Roni Horowitz, the executive director of Stepping Stone, which was founded in 1983 and has programs in Manhattan and Queens, and the site’s program director Ellen Ryan, were on hand to accept the donation. Donating school supplies like backpacks, pens, pencils, crayons, markers, pencil sharpeners, and other items to local non profits has become a tradition for Benedetto, who gathers the supplies from constituent donations from the 82nd Assembly District.
“Every year we run a drive for school supplies and the residents of the 82nd Assembly District have gone out of their way to help,” Benedetto said. “This year we will be donating to the Stepping Stone Day School at Westchester Avenue. A good percentage of the students have special needs, and we decided to make them the beneficiaries of the drive.”

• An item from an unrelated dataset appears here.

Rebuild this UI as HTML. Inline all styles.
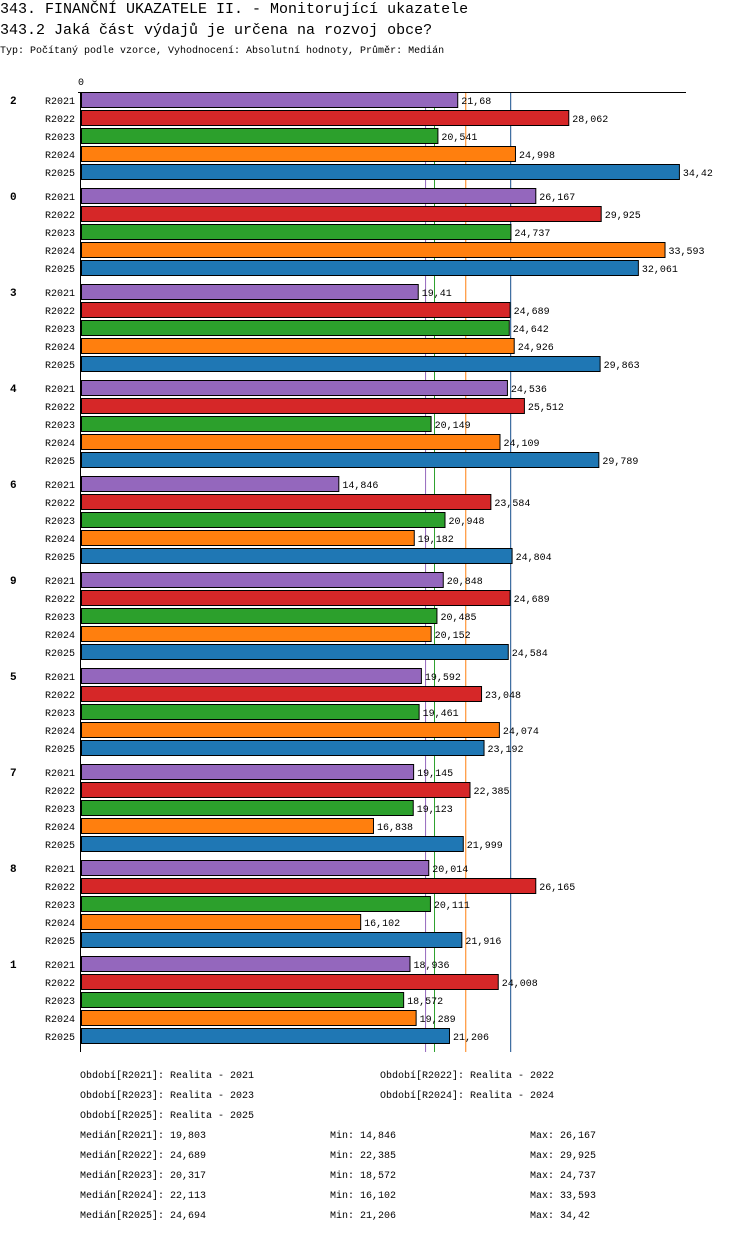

Horowitz said that she was grateful for the donation of school supplies. She said that as a non-profit agency that the Department of Education has contracted with to provide services for young children, Stepping Stone was facing the same kind of financial strain as other types of similar agencies because many people and organizations don’t have the ability to donate.
“Particularly for non-profit organizations, this is a time of financial stress,” Horowitz said. “This will save us money on buying school supplies, which in the long run should help with our budget.”
The Stepping Stone Day School on Westchester Avenue provides physical, occupational, speech, family services, and Psychotherapy for children. According to Horowitz, every classroom has two aides and a teacher. They have a Universal pre-k at their site in Pelham Bay. They pride themselves on early intervention.
“Early intervention works with children with special needs who are under the age of 5, and can make a significant difference in their development throughout the course of their lives,” Horowitz said.